On Thursday, it was time for me to head back to Tokyo and the Ginza district. The return went off without a hitch, Fuji-San as beautiful as on my way to Kyoto. As we neared Tokyo, I noticed that a lot of cherry trees were blooming – many more than I had seen only five days earlier on my way down.
Despite the guilt of not fully using my half day in Tokyo for touristy things, I decided to rent a laptop at the hotel so I could transfer the three hundred photos I had taken to a flash drive and upload them to WordPress. I had grand plans of getting them all into blog posts, but it actually took a substantial amount of time just to transfer them. Hence why I am even farther behind posting pictures than I am even with writing.

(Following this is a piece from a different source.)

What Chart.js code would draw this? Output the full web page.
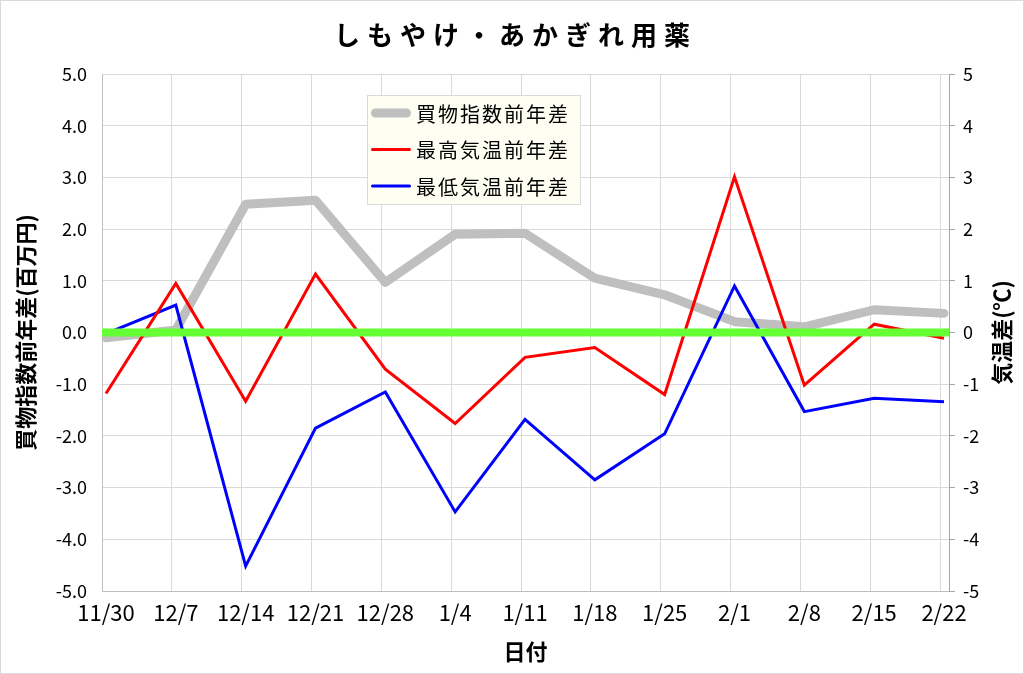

The next day, Friday, I flew out to Korea in the late afternoon. This meant that I had the morning to get some last things accomplished before I left. I wanted to go to the post office to mail home some souvenirs and items I just don’t want to carry for the next two months. I figured I’d have plenty of time to mail the package and check out Ueno Park’s cherry blossoms before checking out. Well, whenever I make that assumption, it’s just begging for something to go wrong.
I set out to walk what looked, on the hotel map, to be about six blocks laid out in a grid format. It wasn’t. Well, it may have been six blocks, but it wasn’t a grid, and I got fairly lost. However, I finally came across the post office, only to find out that they didn’t take credit cards and didn’t have an ATM. That threw a bit of a wrench into actually mailing the package!
I headed out of the post office, determined to find an ATM, sure I was going to miss seeing the cherry blossoms, and wondering frustratedly why everything has to be so hard when you don’t speak the language. Not being able to communicate means that some things we take for granted are next to impossible. I’m gaining more and more sympathy for toddlers!
I found a convenience store but it didn’t take my card. I headed to a big pedestrian overpass, hoping to get my bearings. I got there and realized I was only a couple of blocks from my hotel – that windy road I had taken meant I had pretty much gone in a circle! I popped into the hotel to ask directions to an ATM, and also got directions to a closer post office. Of course, the post office didn’t open till ten, but by the time I got there, I only had a few minutes left to wait. My 20 minute errand was taking 4 times as long as anticipated.
Once in the post office, the nice lady at the counter pointed out to me that the envelope the hotel had given me was the equivalent of priority mail, and too expensive. She helped me repackage my parcel, even running back to grab a handful of candy to throw in. She either wanted me to join in an international candy smuggling operation or was trying to be welcoming to the poor American!
Finally done, I raced off to Ueno. And when I got there, what had been an avenue lined by bare branches less than a week earlier was now crowded with people and surrounded by trees loaded with pale pink fluff. It was glorious – it looked like it had snowed on the trees – and I felt very lucky to have seen it. I wandered down the avenue with the masses of people enjoying the blossoms. I can only imagine how crowded it would be when the actual cherry blossom festival started the following day!